> JOB: Without the pictures, extract every line from the start of the material to the line containing "100000, 120000, 140000]", both ends included.
+++ EXTRACTED INFORMATION +++
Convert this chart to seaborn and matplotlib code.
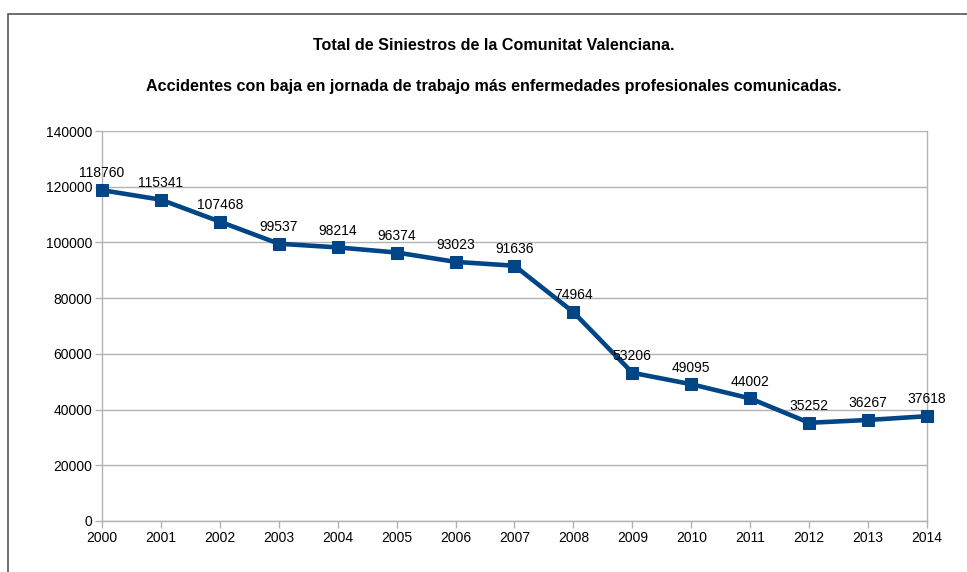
import matplotlib
matplotlib.use("Agg")
import matplotlib.pyplot as plt
import seaborn as sns
import pandas as pd
from matplotlib.patches import Rectangle

# -----------------------------
# Data
# -----------------------------
YEARS = [2000, 2001, 2002, 2003, 2004, 2005, 2006, 2007,
         2008, 2009, 2010, 2011, 2012, 2013, 2014]
SINIESTROS = [118760, 115341, 107468, 99537, 98214, 96374, 93023, 91636,
              74964, 53206, 49095, 44002, 35252, 36267, 37618]
Y_TICKS = [0, 20000, 40000, 60000, 80000, 100000, 120000, 140000]

TITLE_1 = "Total de Siniestros de la Comunitat Valenciana."
TITLE_2 = "Accidentes con baja en jornada de trabajo más enfermedades profesionales comunicadas."

LINE_COLOR = "#004586"
GRID_COLOR = "#b3b3b3"

sns.set_theme(style="white")
plt.rcParams["font.family"] = ["Liberation Sans", "DejaVu Sans"]
plt.rcParams["text.color"] = "black"

df = pd.DataFrame({"year": YEARS, "total": SINIESTROS})

fig = plt.figure(figsize=(9.67, 5.72), dpi=100)
ax = fig.add_axes([102 / 967, 1 - 521 / 572, 825 / 967, 390 / 572])

sns.lineplot(data=df, x="year", y="total", ax=ax, color=LINE_COLOR,
             linewidth=3.3, marker="s", markersize=9,
             markeredgecolor=LINE_COLOR, clip_on=False, zorder=3)

for x, y in zip(YEARS, SINIESTROS):
    ax.annotate(f"{y}", (x, y), xytext=(0, 7), textcoords="offset points",
                ha="center", va="bottom", fontsize=10, color="black")

ax.set_xlim(YEARS[0], YEARS[-1])
ax.set_ylim(Y_TICKS[0], Y_TICKS[-1])
ax.set_xticks(YEARS)
ax.set_yticks(Y_TICKS)
ax.set_xlabel("")
ax.set_ylabel("")
ax.yaxis.grid(True, color=GRID_COLOR, linewidth=1)
ax.xaxis.grid(False)
ax.set_axisbelow(True)
ax.tick_params(axis="both", labelsize=10, colors=GRID_COLOR, labelcolor="black",
               length=5, width=1, direction="out", pad=2, bottom=True, left=True)
for side in ["left", "bottom", "right"]:
    ax.spines[side].set_color(GRID_COLOR)
    ax.spines[side].set_linewidth(1)
ax.spines["top"].set_visible(False)

fig.text(494 / 967, 1 - 45 / 572, TITLE_1, ha="center", va="center",
         fontsize=11.6, fontweight="bold", color="black")
fig.text(494 / 967, 1 - 87 / 572, TITLE_2, ha="center", va="center",
         fontsize=11.6, fontweight="bold", color="black")

# outer chart frame (only top and left edges fall inside the image)
fig.patches.append(Rectangle((8 / 967, -0.1), 1.2, 1.1 - 14 / 572,
                             transform=fig.transFigure, fill=False,
                             edgecolor="#555555", linewidth=1.2))

fig.savefig("out.png", dpi=100, facecolor="white")
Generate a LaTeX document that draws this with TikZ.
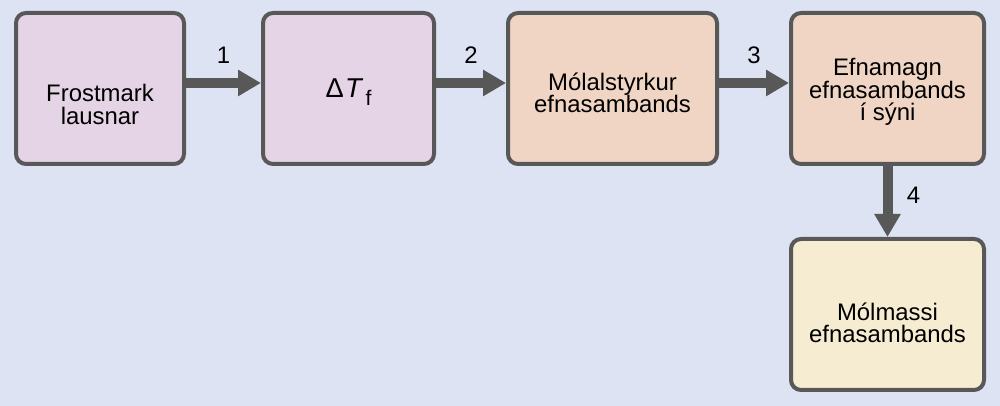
\documentclass[tikz,border=0pt]{standalone}
\usepackage{fontspec}
\setmainfont{Liberation Sans}
\usetikzlibrary{arrows.meta}
\definecolor{bg}{RGB}{221,227,243}
\definecolor{lilac}{RGB}{228,212,230}
\definecolor{peach}{RGB}{240,212,196}
\definecolor{cream}{RGB}{246,236,210}
\definecolor{edge}{RGB}{88,88,88}

\begin{document}
\begin{tikzpicture}[
        box/.style = {draw = edge, line width = 0.08cm, rounded corners = 0.2cm,
            minimum width = #1, minimum height = 3.02cm},
        txt/.style = {align = center, font = \fontsize{13.6}{12.8}\selectfont},
        flow/.style = {draw = edge, line width = 0.2cm,
            -{Triangle[length = 0.46cm, width = 0.5cm]}},
        num/.style = {font = \fontsize{13.6}{13}\selectfont}]
        \fill[bg] (0,0) rectangle (20,8.12);
        \useasboundingbox (0,0) rectangle (20,8.12);
        \node[box = 3.36cm, fill = lilac] (frost) at (2,6.35) {};
        \node[txt] (frosttxt) at ([yshift=-0.32cm]frost) {Frostmark\\lausnar};
        \node[box = 3.42cm, fill = lilac] (delta) at (6.97,6.35) {};
        \node[txt, font = \fontsize{15.5}{15}\selectfont] (deltatxt) at ([yshift=-0.08cm]delta)
            {Δ\kern0.05em\textit{T}\kern0.08em\raisebox{-0.3em}{\fontsize{12}{12}\selectfont f}};
        \node[box = 4.18cm, fill = peach] (molal) at (12.25,6.35) {};
        \node[txt] (molaltxt) at ([yshift=-0.09cm]molal) {Mólalstyrkur\\efnasambands};
        \node[box = 3.86cm, fill = peach] (amount) at (17.75,6.35) {};
        \node[txt] (amounttxt) at ([yshift=-0.07cm]amount) {Efnamagn\\efnasambands\\í sýni};
        \node[box = 3.86cm, fill = cream] (molar) at (17.75,1.83) {};
        \node[txt] (molartxt) at ([yshift=-0.17cm]molar) {Mólmassi\\efnasambands};
        \draw[flow] ([yshift=0.11cm]frost.east) -- node[num, above = 1.7mm] {1} ([yshift=0.11cm]delta.west);
        \draw[flow] ([yshift=0.11cm]delta.east) -- node[num, above = 1.7mm] {2} ([yshift=0.11cm]molal.west);
        \draw[flow] ([yshift=0.11cm]molal.east) -- node[num, above = 1.7mm] {3} ([yshift=0.11cm]amount.west);
        \draw[flow] (amount.south) -- node[num, right = 1.7mm, yshift = 0.13cm] {4} (molar.north);
    \end{tikzpicture}
\end{document}
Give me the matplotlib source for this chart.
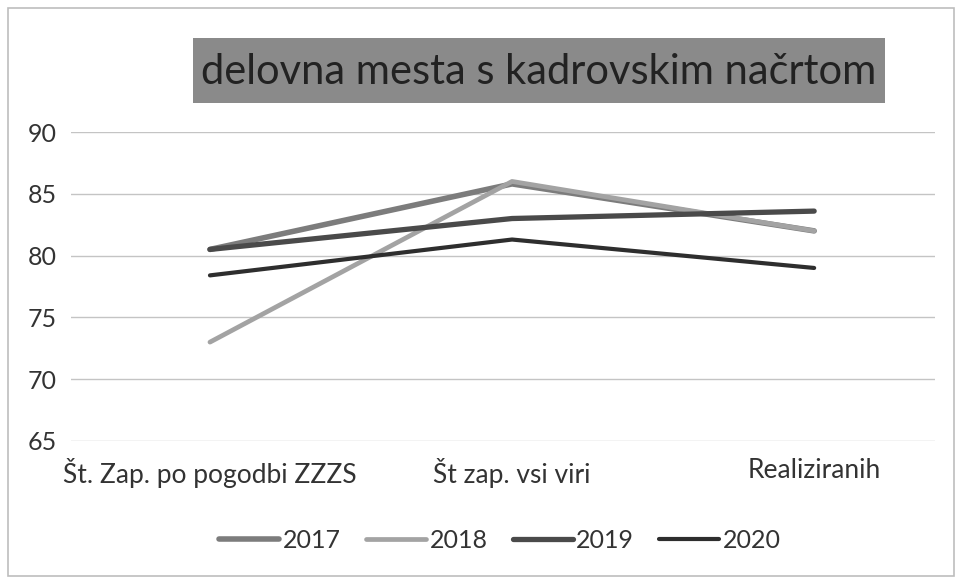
import matplotlib
matplotlib.use("Agg")
import matplotlib.pyplot as plt
from matplotlib.patches import Rectangle

categories = ["Št. Zap. po pogodbi ZZZS", "Št zap. vsi viri", "Realiziranih"]
series_names = ["2017", "2018", "2019", "2020"]
v2017 = [80.5, 85.8, 82.0]
v2018 = [73.0, 86.0, 82.0]
v2019 = [80.5, 83.0, 83.6]
v2020 = [78.4, 81.3, 79.0]
yticks = [65, 70, 75, 80, 85, 90]
title = "delovna mesta s kadrovskim načrtom"

values = [v2017, v2018, v2019, v2020]
colors = ["#7c7c7c", "#a3a3a3", "#4a4a4a", "#2e2e2e"]
widths = [4.0, 3.4, 3.8, 3.0]

plt.rcParams['font.family'] = ['Lato', 'DejaVu Sans']

W, H = 960, 580
fig = plt.figure(figsize=(W / 100, H / 100), dpi=100)
fig.patch.set_facecolor("white")

# outer border
fig.patches.append(Rectangle((8 / W, 4 / H), 946 / W, 568 / H, transform=fig.transFigure,
                             fill=False, edgecolor="#bdbdbd", linewidth=1.2))

ax = fig.add_axes([71 / W, 1 - 441 / H, (935 - 71) / W, (441 - 132) / H])
x = list(range(len(categories)))
for name, vals, c, lw in zip(series_names, values, colors, widths):
    ax.plot(x, vals, color=c, linewidth=lw, solid_capstyle="round", label=name)

ax.set_xlim(-0.46, 2.4)
ax.set_ylim(65, 90)
ax.set_yticks(yticks)
ax.set_xticks(x)
ax.set_xticklabels(categories, fontsize=19, color="#333333")
ax.tick_params(axis="y", labelsize=18, colors="#333333", length=0, pad=10)
ax.tick_params(axis="x", length=0, pad=12)
ax.grid(axis="y", color="#c4c4c4", linewidth=1.0)
ax.set_axisbelow(True)
for s in ax.spines.values():
    s.set_visible(False)

# title box
fig.patches.append(Rectangle((193 / W, 1 - 103 / H), (885 - 193) / W, (103 - 38) / H,
                             transform=fig.transFigure, facecolor="#8a8a8a",
                             edgecolor="none"))
fig.text(539 / W, 1 - 72 / H, title, ha="center", va="center", fontsize=30,
         color="#222222")

leg = fig.legend(loc="center", bbox_to_anchor=(500 / W, 1 - 540 / H), ncol=4,
                 frameon=False, fontsize=18, handlelength=2.4, columnspacing=1.0,
                 handletextpad=0.15)
for t in leg.get_texts():
    t.set_color("#333333")

fig.savefig("out.png", dpi=100, facecolor="white")
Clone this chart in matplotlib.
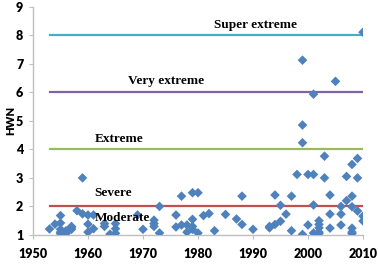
+++
> SOLUTION:
Convert this chart to seaborn and matplotlib code.
import matplotlib
matplotlib.use("Agg")
import matplotlib.pyplot as plt
import seaborn as sns
import pandas as pd
from matplotlib.patches import Rectangle

# -----------------------------
# Data
# -----------------------------
YEARS = [2000, 2001, 2002, 2003, 2004, 2005, 2006, 2007,
         2008, 2009, 2010, 2011, 2012, 2013, 2014]
SINIESTROS = [118760, 115341, 107468, 99537, 98214, 96374, 93023, 91636,
              74964, 53206, 49095, 44002, 35252, 36267, 37618]
Y_TICKS = [0, 20000, 40000, 60000, 80000, 100000, 120000, 140000]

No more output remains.